Sur la légalité de la sanction dont le sieur X. a été l'objet:

Considérant que les injures proférées par le sieur X. sur un ton violent dans les bureaux de la Mairie en présence du maire dans la journée du 10 juin 1960, sont incompatibles avec la réserve incombant à tout fonctionnaire et spécialement à un chef de bureau dans ses rapports avec ses collègues et ses subordonnés; que cette attitude était de nature à justifier légalement à elle seule la sanction prise par le maire dans la limite de ses pouvoirs; qu'il n'appartient pas au juge administratif d'apprécier l'opportunité de cette sanction;

Sur les dépens de première instance dans l'affaire avant donné lieu au jugement n° 234-60:

Considérant qu'il y a lieu, dans les circonstances de l'affaire, de mettre ces dépens à la charge de la commune de Caudéran.

Décide :
Article 1er - Le jugement susvisé du Tribunal administratif de Bordeaux en date du 10 avril 1962, objet de la requête n° 58 778, ensemble l'arrêté en date du 10 juin 1960 par lequel le maire de Caudéran a requis le sieur X. d'avoir à assurer le service de l'Etat-civil le même jeur de 14 heures à 18 heures 30 sont annulés.

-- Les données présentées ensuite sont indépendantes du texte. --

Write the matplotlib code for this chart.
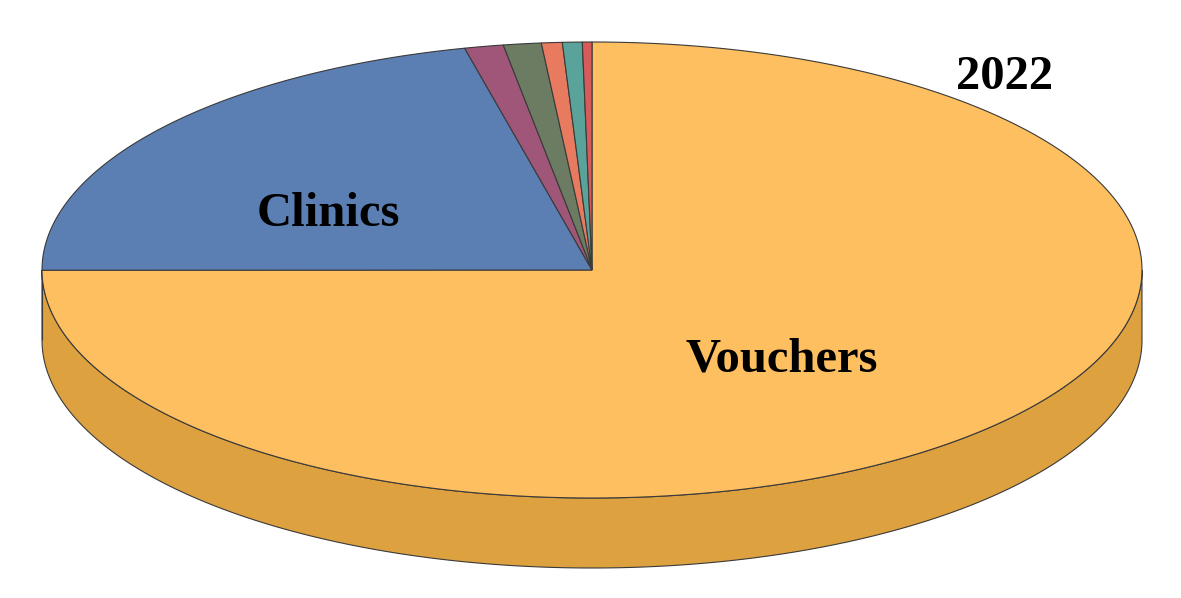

Article 2 - La requête du sieur X. enregistrée sous le n°58 779 contre le jugement susvisé du Tribunal administratif de Bordeaux en date du 10 avril 1962 est rejetée.
Article 3 - Les dépens de première instance exposés dans l'affaire ayant donné lieu au jugement n° 234-60, et ceux d'appel exposés au titre de la requête enregistrée sous le n° 58 778 sont mis à la charge de la commune de Caudéran.
Article 4 - Les dépens exposés devant le Conseil d'Etat au titre de la requête n° 58 779 sont mis à la charge du sieur X.